Un niño leyendo, en una imagen de archivo.
Un niño leyendo, en una imagen de archivo.

Demasiado ruido. El suficiente como para que aquellos que solo precisamos de paz y tranquilidad nos reservemos en nuestro rincón de pensar, no para darle vueltas a ese ruido infernal que nos llega por todos los sitios, si no al contrario, lo que hacemos es buscar el refugio desde el cual, sin perder de vista que la realidad está ahí fuera y la percibimos por los sentidos queramos o no, intentamos sumergirnos en otras realidades, aquellas que nos dan el suficiente placer como para obviar asuntos domésticos que nos alteran, nos sofocan y socavan nuestra salud física, mental y emocional. Demasiado ruido para lo obvio, demasiado espectáculo donde la farsa se convierte, porque así lo hemos dejado, en realidades alternativas tan al gusto de los que creen que la vida es competencia, que la existencia en sí misma es una batalla contra otros, que los otros son aquellos que no entendemos, que viven de forma distinta a la nuestra ¡qué ruidosa es la ignorancia!

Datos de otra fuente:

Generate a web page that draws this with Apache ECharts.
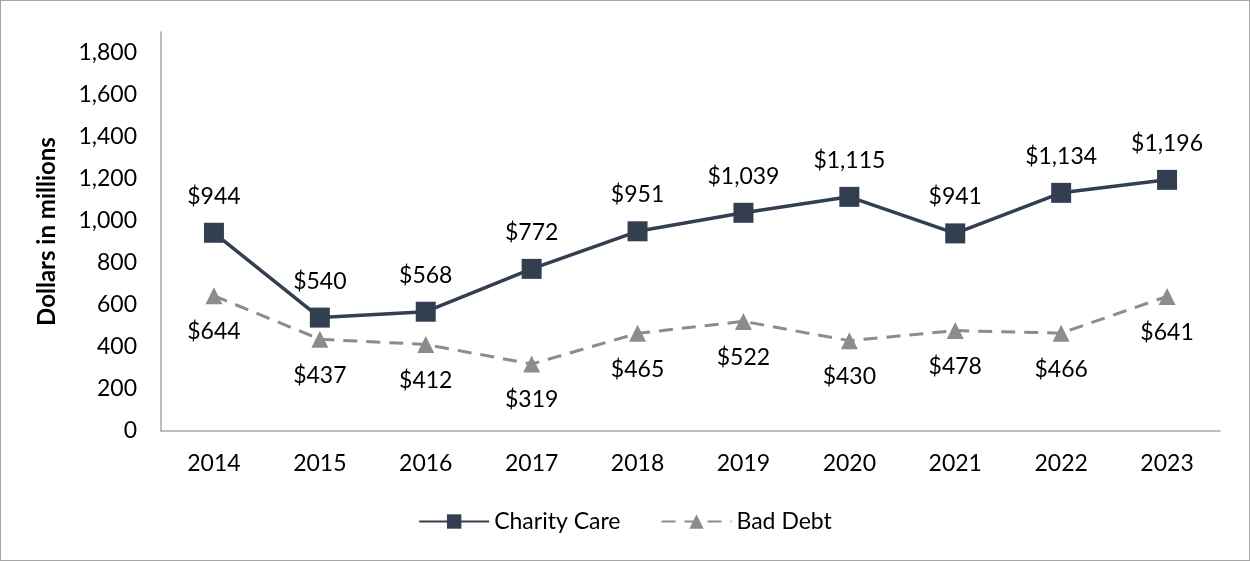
<!DOCTYPE html>
<html>
<head>
<meta charset="utf-8">
<script src="https://cdn.jsdelivr.net/npm/echarts@6/dist/echarts.min.js"></script>
<style>
  html, body { margin: 0; padding: 0; background: #fff; }
  #myChart { width: 1250px; height: 561px; box-sizing: border-box; border: 1px solid #a6a6a6; }
</style>
</head>
<body>
<div id="myChart"></div>
<script>
// chart data
const years = ["2014", "2015", "2016", "2017", "2018", "2019", "2020", "2021", "2022", "2023"];
const charityCare = [944, 540, 568, 772, 951, 1039, 1115, 941, 1134, 1196];
const badDebt = [644, 437, 412, 319, 465, 522, 430, 478, 466, 641];

let myChart = echarts.init(document.getElementById("myChart"));

const font = "Lato, 'Open Sans', sans-serif";
const money = (p) => "$" + p.value.toLocaleString("en-US");

let option = {
  animation: false,
  textStyle: { fontFamily: font },
  grid: { left: 160, right: 29, top: 31, bottom: 129 },
  legend: {
    bottom: 22,
    left: "center",
    itemWidth: 70,
    itemHeight: 18,
    itemGap: 40,
    textStyle: { fontSize: 23, color: "#000", fontFamily: font },
    data: ["Charity Care", "Bad Debt"],
  },
  xAxis: {
    type: "category",
    data: years,
    boundaryGap: true,
    axisLine: { lineStyle: { color: "#a6a6a6", width: 1.5 } },
    axisTick: { length: 8, lineStyle: { color: "#a6a6a6", width: 1.5 } },
    axisLabel: { fontSize: 23, color: "#000", margin: 21 },
  },
  yAxis: {
    type: "value",
    min: 0,
    max: 1900,
    interval: 200,
    name: "Dollars in millions",
    nameLocation: "middle",
    nameGap: 102,
    nameTextStyle: { fontSize: 24, fontWeight: "bold", color: "#000" },
    axisLine: { show: true, lineStyle: { color: "#a6a6a6", width: 1.5 } },
    axisTick: { show: false },
    splitLine: { show: false },
    axisLabel: {
      fontSize: 23,
      color: "#000",
      margin: 24,
      showMaxLabel: false,
      formatter: (v) => (v % 200 === 0 ? v.toLocaleString("en-US") : ""),
    },
  },
  series: [
    {
      name: "Charity Care",
      type: "line",
      data: charityCare,
      symbol: "rect",
      symbolSize: 20,
      itemStyle: { color: "#333f50" },
      lineStyle: { width: 3.5, color: "#333f50" },
      label: {
        show: true,
        position: "top",
        distance: 15,
        fontSize: 23,
        color: "#000",
        formatter: money,
      },
      z: 3,
    },
    {
      name: "Bad Debt",
      type: "line",
      data: badDebt,
      symbol: "triangle",
      symbolSize: 17,
      itemStyle: { color: "#8c8c8c" },
      lineStyle: { width: 3, type: [14, 9], color: "#8c8c8c" },
      label: {
        show: true,
        position: "bottom",
        distance: 16,
        fontSize: 23,
        color: "#000",
        formatter: money,
      },
      z: 2,
    },
  ],
};

myChart.setOption(option);
</script>
</body>
</html>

Demasiado ruido para poder sentarse a conversar tranquilamente. Ese griterío con ojos salidos de sus órbitas lanzando rayos contra el diferente, mejor dicho, contra la opinión diferente. Odiar está de moda, no nos conformamos con nuestra vida porque nos afirmamos destruyendo al de enfrente. Para brillar queremos apagar el brillo circundante, para parecer mejor, necesitamos a los peores ¡qué ruidosa es la mediocridad! Gente que desde su inseguridad nos falta al respeto porque teme ser descubierta en su ignorancia, en su pornográfica estulticia.

El refugio de las películas que nos avisan que el odio, aunque sea el de baja intensidad, ese que viene precisamente de la inseguridad y la ignorancia. El refugio de los libros ¿Quién no sería capaz de apaciguar o saciar su instinto animal leyendo cada una de las novelas de Cormac MacCarthy? El refugio de la conversación, el refugio de la solidaridad, el refugio de la empatía. Y mientras, nos empeñamos en querer pensar que somos inmortales, que podemos luchar hasta el final para que en el lecho de nuestra definitiva despedida alguien, no sé quién, nos de absurdamente la razón y te mueras henchido, como un pavo real pero podrido, no se conoce a nadie que haya muerto sano. 

En muchas religiones buscan la paz en eso que llaman retiros espirituales –pónganle el nombre que corresponda según la religión–, van al campo o a un Monasterio, e intentan aislarse concentrados todos en limpiar su alma, huir del mundanal ruido a la manera de Fray Luis de León, sacar de la cabeza –ese órgano que nunca nos deja descansar–, todo aquello que te perturba. Yo, que no profeso ninguna religión, supongo que lo tengo más difícil, aunque insisto en lo de Cormac MacCarthy o en películas que nos previene de esos machirulos adoradores de la violencia como solución de todo, como el film Masacre: ven y mira. Sin religión también hay paraíso y vacunas para evitar entrar en el desorden verdulero del griterío ensordecedor de aquellos que más que tener razón lo que quieren es que se la des desde la sumisión y la amenaza.

Por todo ello, ya que tanto me preguntan, me refugio también en la escritura y en el género del humor, aunque no les haga gracia, a mi me sirve y, aunque hay personas que prefieren el viejo lema de Tonto el que lo lea, yo soy más de tranquilo el que lo lea.